Problem details. Make an exact copy of the entries, and keep any pictures out of it.

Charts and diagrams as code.

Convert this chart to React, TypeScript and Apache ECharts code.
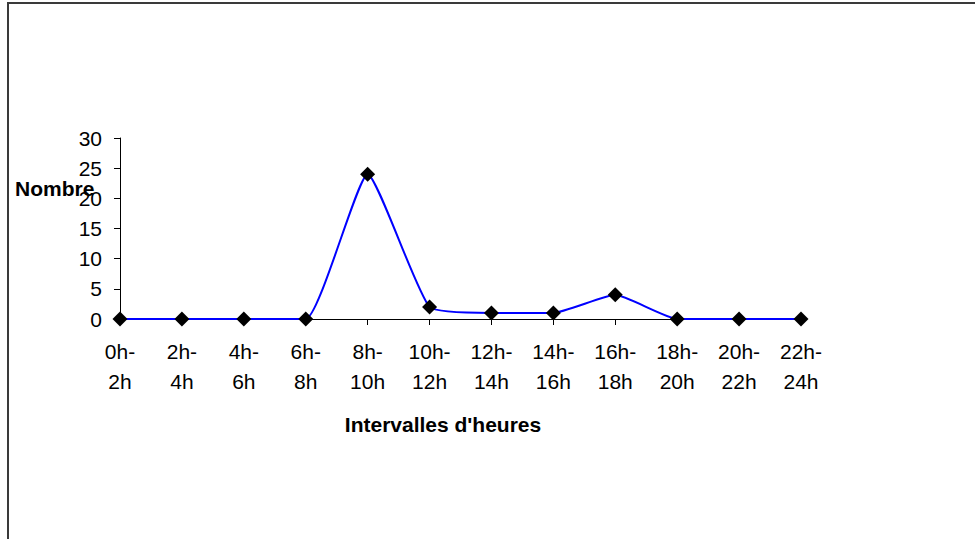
import React, { useEffect, useRef } from "react";
import * as echarts from "echarts";

const categories = ["0h-\n2h", "2h-\n4h", "4h-\n6h", "6h-\n8h", "8h-\n10h", "10h-\n12h", "12h-\n14h", "14h-\n16h", "16h-\n18h", "18h-\n20h", "20h-\n22h", "22h-\n24h"];
const counts = [0, 0, 0, 0, 24, 2, 1, 1, 4, 0, 0, 0];
const yTicks = { min: 0, max: 30, interval: 5 };
const yAxisTitle = "Nombre";
const xAxisTitle = "Intervalles d'heures";

export default function App() {
  const ref = useRef<HTMLDivElement>(null);
  useEffect(() => {
    if (!ref.current) return;
    const chart = echarts.init(ref.current, null, { renderer: "svg" });
    const font = "Liberation Sans, Arial, sans-serif";
    chart.setOption({
      animation: false,
      backgroundColor: "#ffffff",
      grid: { left: 120, right: 174, top: 138, bottom: 220, containLabel: false },
      xAxis: {
        type: "category",
        data: categories,
        boundaryGap: false,
        axisLine: { lineStyle: { color: "#000", width: 1 } },
        axisTick: { show: true, length: 6, inside: false, alignWithLabel: true, lineStyle: { color: "#000" } },
        axisLabel: { color: "#000", fontSize: 21, fontFamily: font, lineHeight: 30, margin: 17, interval: 0 },
        splitLine: { show: false },
      },
      yAxis: {
        type: "value",
        min: yTicks.min,
        max: yTicks.max,
        interval: yTicks.interval,
        axisLine: { show: true, lineStyle: { color: "#000", width: 1 } },
        axisTick: { show: true, length: 6, lineStyle: { color: "#000" } },
        axisLabel: { color: "#000", fontSize: 21, fontFamily: font, margin: 18 },
        splitLine: { show: false },
      },
      series: [
        {
          type: "line",
          data: counts,
          smooth: 0.15,
          symbol: "diamond",
          symbolSize: 15,
          itemStyle: { color: "#000" },
          lineStyle: { color: "#0000ff", width: 2 },
          z: 3,
        },
      ],
      graphic: [
        {
          type: "rect",
          shape: { x: 8, y: 3, width: 1000, height: 600 },
          style: { fill: "none", stroke: "#3a3a3a", lineWidth: 2 },
          silent: true,
        },
        {
          type: "text",
          x: 15,
          y: 188,
          style: { text: yAxisTitle, fill: "#000", font: `bold 21px ${font}`, align: "left", verticalAlign: "middle" },
          z: 10,
        },
        {
          type: "text",
          x: 443,
          y: 424,
          style: { text: xAxisTitle, fill: "#000", font: `bold 21px ${font}`, align: "center", verticalAlign: "middle" },
        },
      ],
    });
    return () => chart.dispose();
  }, []);
  return <div ref={ref} style={{ position: "absolute", left: 0, top: 0, width: 975, height: 539 }} />;
}
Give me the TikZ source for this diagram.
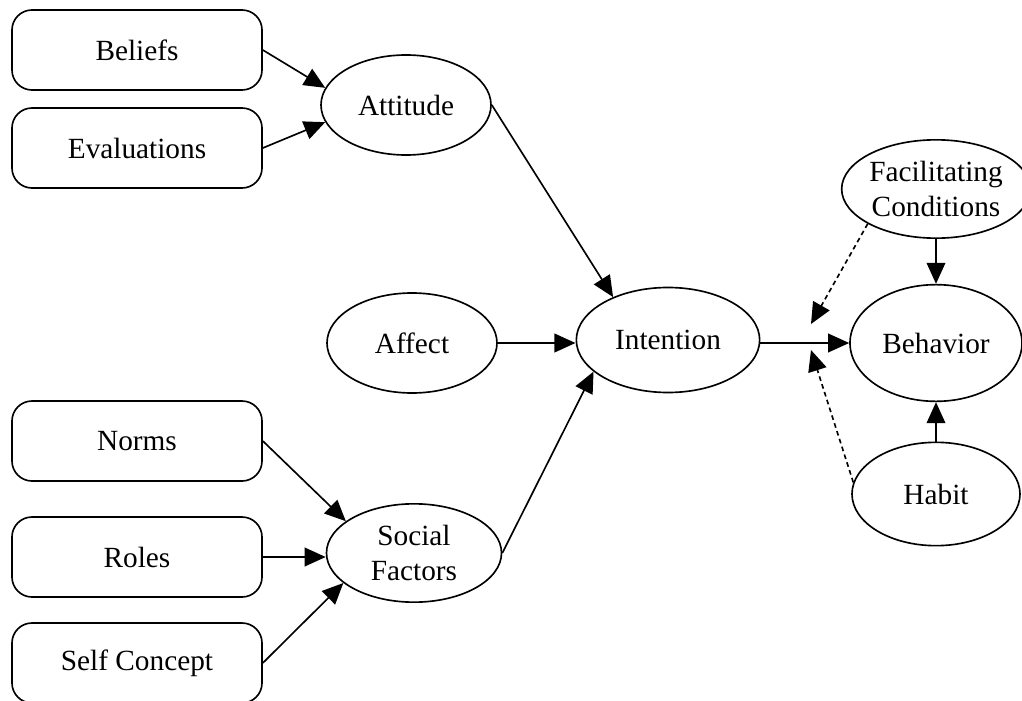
\documentclass[tikz,border=0pt]{standalone}
\usepackage{fontspec}
\setmainfont{Liberation Serif}
\usetikzlibrary{arrows.meta,shapes.geometric}
\begin{document}
\begin{tikzpicture}[x=0.03cm,y=0.03cm,line width=1.4pt,
  >={Triangle[length=18pt,width=16pt]},
  every node/.style={draw,font=\fontsize{25pt}{30pt}\selectfont,align=center,inner sep=0pt},
  box/.style={rectangle,rounded corners=0.6cm,minimum width=7.5cm,minimum height=2.4cm},
  oval/.style={ellipse,minimum width=5.1cm,minimum height=3cm}]
\useasboundingbox (0,0) rectangle (1022,-701);
\node[box] (bel) at (137,-50) {Beliefs};
\node[box] (eva) at (137,-148) {Evaluations};
\node[box] (nor) at (137,-441) {Norms};
\node[box] (rol) at (137,-557) {Roles};
\node[box] (sel) at (137,-663) {Self Concept};
\node[oval] (att) at (406,-105) {Attitude};
\node[oval] (aff) at (412,-343) {Affect};
\node[oval,minimum width=5.5cm,minimum height=3.15cm] (int) at (668,-340) {Intention};
\node[oval,minimum width=5.25cm,minimum height=2.95cm] (soc) at (414,-553) {Social\\Factors};
\node[oval,minimum width=4.95cm,minimum height=2.95cm] (fac) at (936,-189) {Facilitating\\Conditions};
\node[oval,minimum width=5.16cm,minimum height=3.5cm] (beh) at (936,-343) {Behavior};
\node[oval,minimum width=5.04cm,minimum height=3.1cm] (hab) at (936,-494) {Habit};
\coordinate (fcend) at (811,-324);
\coordinate (hbend) at (811,-350);
\draw[->] (bel.east) -- (att.168);
\draw[->] (eva.east) -- (att.192);
\draw[->] (att.east) -- (int.142);
\draw[->] (aff.east) -- (int.west |- aff.east);
\draw[->] (soc.east) -- (int.203);
\draw[->] (nor.east) -- (soc.155);
\draw[->] (rol.east) -- (soc.west |- rol.east);
\draw[->] (sel.east) -- (soc.203);
\draw[->] (int.east |- beh.west) -- (beh.west);
\draw[->] (fac.south) -- (beh.north);
\draw[->] (hab.north) -- (beh.south);
\draw[->,dash pattern=on 4pt off 3pt] (fac.207) -- (fcend);
\draw[->,dash pattern=on 4pt off 3pt] (hab.172) -- (hbend);
\end{tikzpicture}
\end{document}
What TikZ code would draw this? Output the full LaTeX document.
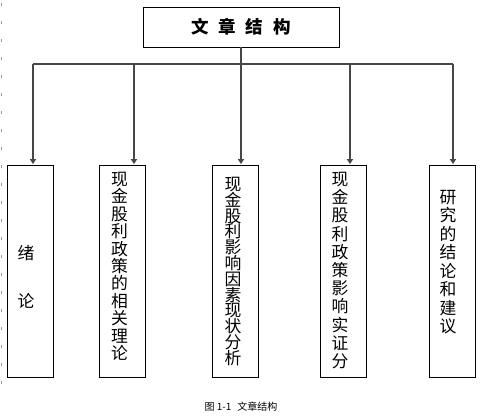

Completed task.
Convert this chart to React, TypeScript and Apache ECharts code.
import React, { useEffect, useRef } from "react";
import * as echarts from "echarts";

const categories = ["0h-\n2h", "2h-\n4h", "4h-\n6h", "6h-\n8h", "8h-\n10h", "10h-\n12h", "12h-\n14h", "14h-\n16h", "16h-\n18h", "18h-\n20h", "20h-\n22h", "22h-\n24h"];
const counts = [0, 0, 0, 0, 24, 2, 1, 1, 4, 0, 0, 0];
const yTicks = { min: 0, max: 30, interval: 5 };
const yAxisTitle = "Nombre";
const xAxisTitle = "Intervalles d'heures";

export default function App() {
  const ref = useRef<HTMLDivElement>(null);
  useEffect(() => {
    if (!ref.current) return;
    const chart = echarts.init(ref.current, null, { renderer: "svg" });
    const font = "Liberation Sans, Arial, sans-serif";
    chart.setOption({
      animation: false,
      backgroundColor: "#ffffff",
      grid: { left: 120, right: 174, top: 138, bottom: 220, containLabel: false },
      xAxis: {
        type: "category",
        data: categories,
        boundaryGap: false,
        axisLine: { lineStyle: { color: "#000", width: 1 } },
        axisTick: { show: true, length: 6, inside: false, alignWithLabel: true, lineStyle: { color: "#000" } },
        axisLabel: { color: "#000", fontSize: 21, fontFamily: font, lineHeight: 30, margin: 17, interval: 0 },
        splitLine: { show: false },
      },
      yAxis: {
        type: "value",
        min: yTicks.min,
        max: yTicks.max,
        interval: yTicks.interval,
        axisLine: { show: true, lineStyle: { color: "#000", width: 1 } },
        axisTick: { show: true, length: 6, lineStyle: { color: "#000" } },
        axisLabel: { color: "#000", fontSize: 21, fontFamily: font, margin: 18 },
        splitLine: { show: false },
      },
      series: [
        {
          type: "line",
          data: counts,
          smooth: 0.15,
          symbol: "diamond",
          symbolSize: 15,
          itemStyle: { color: "#000" },
          lineStyle: { color: "#0000ff", width: 2 },
          z: 3,
        },
      ],
      graphic: [
        {
          type: "rect",
          shape: { x: 8, y: 3, width: 1000, height: 600 },
          style: { fill: "none", stroke: "#3a3a3a", lineWidth: 2 },
          silent: true,
        },
        {
          type: "text",
          x: 15,
          y: 188,
          style: { text: yAxisTitle, fill: "#000", font: `bold 21px ${font}`, align: "left", verticalAlign: "middle" },
          z: 10,
        },
        {
          type: "text",
          x: 443,
          y: 424,
          style: { text: xAxisTitle, fill: "#000", font: `bold 21px ${font}`, align: "center", verticalAlign: "middle" },
        },
      ],
    });
    return () => chart.dispose();
  }, []);
  return <div ref={ref} style={{ position: "absolute", left: 0, top: 0, width: 975, height: 539 }} />;
}
Give me the TikZ source for this diagram.
\documentclass[tikz,border=0pt]{standalone}
\usepackage{fontspec}
\setmainfont{Liberation Serif}
\usetikzlibrary{arrows.meta,shapes.geometric}
\begin{document}
\begin{tikzpicture}[x=0.03cm,y=0.03cm,line width=1.4pt,
  >={Triangle[length=18pt,width=16pt]},
  every node/.style={draw,font=\fontsize{25pt}{30pt}\selectfont,align=center,inner sep=0pt},
  box/.style={rectangle,rounded corners=0.6cm,minimum width=7.5cm,minimum height=2.4cm},
  oval/.style={ellipse,minimum width=5.1cm,minimum height=3cm}]
\useasboundingbox (0,0) rectangle (1022,-701);
\node[box] (bel) at (137,-50) {Beliefs};
\node[box] (eva) at (137,-148) {Evaluations};
\node[box] (nor) at (137,-441) {Norms};
\node[box] (rol) at (137,-557) {Roles};
\node[box] (sel) at (137,-663) {Self Concept};
\node[oval] (att) at (406,-105) {Attitude};
\node[oval] (aff) at (412,-343) {Affect};
\node[oval,minimum width=5.5cm,minimum height=3.15cm] (int) at (668,-340) {Intention};
\node[oval,minimum width=5.25cm,minimum height=2.95cm] (soc) at (414,-553) {Social\\Factors};
\node[oval,minimum width=4.95cm,minimum height=2.95cm] (fac) at (936,-189) {Facilitating\\Conditions};
\node[oval,minimum width=5.16cm,minimum height=3.5cm] (beh) at (936,-343) {Behavior};
\node[oval,minimum width=5.04cm,minimum height=3.1cm] (hab) at (936,-494) {Habit};
\coordinate (fcend) at (811,-324);
\coordinate (hbend) at (811,-350);
\draw[->] (bel.east) -- (att.168);
\draw[->] (eva.east) -- (att.192);
\draw[->] (att.east) -- (int.142);
\draw[->] (aff.east) -- (int.west |- aff.east);
\draw[->] (soc.east) -- (int.203);
\draw[->] (nor.east) -- (soc.155);
\draw[->] (rol.east) -- (soc.west |- rol.east);
\draw[->] (sel.east) -- (soc.203);
\draw[->] (int.east |- beh.west) -- (beh.west);
\draw[->] (fac.south) -- (beh.north);
\draw[->] (hab.north) -- (beh.south);
\draw[->,dash pattern=on 4pt off 3pt] (fac.207) -- (fcend);
\draw[->,dash pattern=on 4pt off 3pt] (hab.172) -- (hbend);
\end{tikzpicture}
\end{document}
What TikZ code would draw this? Output the full LaTeX document.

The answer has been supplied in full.